GDPR came about because we looked at data as a way to make targeting more effective. After all, the case study of Target figuring out a teenage girl was pregnant before her family did is now the stuff of marketing lore. Everyone figured that:

More data -> Hyper personalized targeting -> More conversion

The epitome of “the right message, at the right time” amiright?

Wrong.

Turns out, instead of always giving the customer what they were looking for – when they wanted it, what we did is create retargeting ads so those headphones you just bought on Amazon can follow you around the internet for the next 3 weeks. That’s a “We wanted flying cars, instead we got 140 characters” moment if there ever was one (thanks, Peter Thiel).

So where did everything go so wrong? After all, great marketing still requires the same 2 things it always did:

  1. Great content
  2. Delivered when the customer wants it

Great content comes from understanding consumers. This is where the obsession with consumer data came from.“ If we know what you had for breakfast, we know what to sell you for lunch.” This mindset is not only flawed, it was taken to the extreme.

Striking the Balance

The fact is, personalization doesn’t really work that well. Well, it does. But there’s a limit to its effectiveness. According to Neil Patel, things like names and relevant suggestions may work because we think we are treating customers like humans they are, but the fact is any increase tops out at about 1% – 2% but more often than not using names actually decreases conversions.
Why? Because even though we think we are treating customers like they’re human, they know damn well that email is part of a blast to a list or the first in a line of drip campaigns.

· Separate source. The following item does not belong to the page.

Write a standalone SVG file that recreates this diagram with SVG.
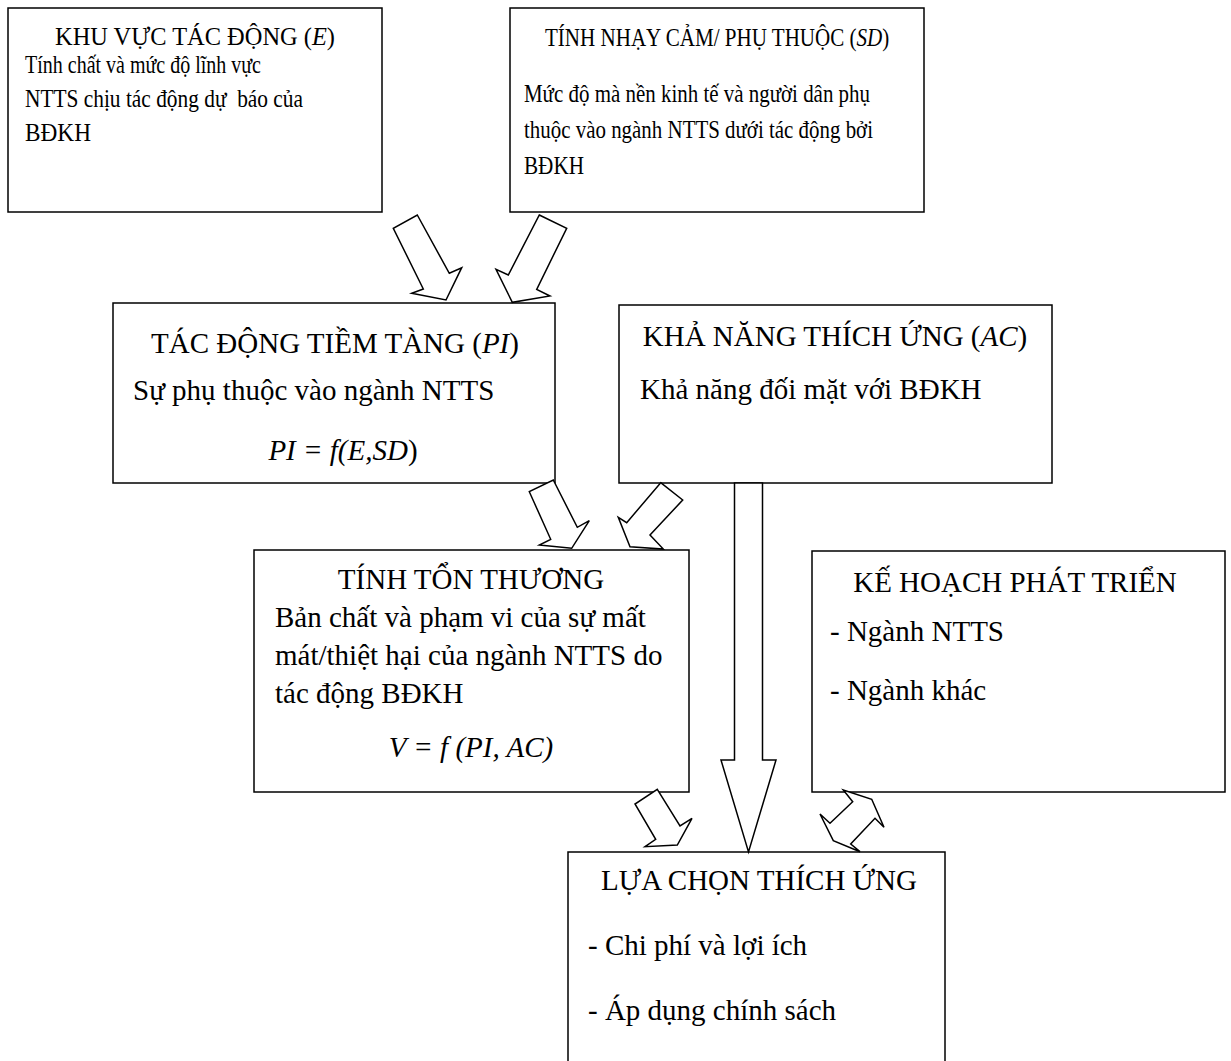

Neil (rightly) makes the point that depersonalizing marketing actually makes it more effective because a personalization token is no replacement for honest and authentic communication. People can smell that b.s from a mile away and they trust you less for being disingenuous.
That’s right, what people want is to be spoken to in a voice that resonates with them. Not an automated email that uses their name with a 50/50 shot at getting the capitalization right depending on how it got added to the CRM.

Content is What Makes the Difference

While targeting is an important piece of good marketing, we believe it’s a small piece. What matters so much more is communicating with people on their terms. And believe it or not, that doesn’t require their Social Security Number, mother’s maiden name, favorite pet, internet history, or *gasp* contact information with affirmative consent or legal basis for contacting them.

In fact, you don’t need any personal data at all. What you need is to be observant and look into what your audience as a whole responds to. When you begin to tune into what your audience actually likes and build content around that, shockingly, they respond to it. A lot.

Instead of your 1% (maybe) personalization token lift, our clients like St. Regis are seeing a 72X increase in their social media engagement. And they are far from alone. On average when our new clients begin consistently implementing content insights into their marketing they see a 6.5X increase in their social media engagement metrics and click-through rate. Others are able to identify new opportunities for their content all together, or tailor their content strategies to new markets that have different tastes than their current customers.

And all of that requires exactly zero personally identifiable data.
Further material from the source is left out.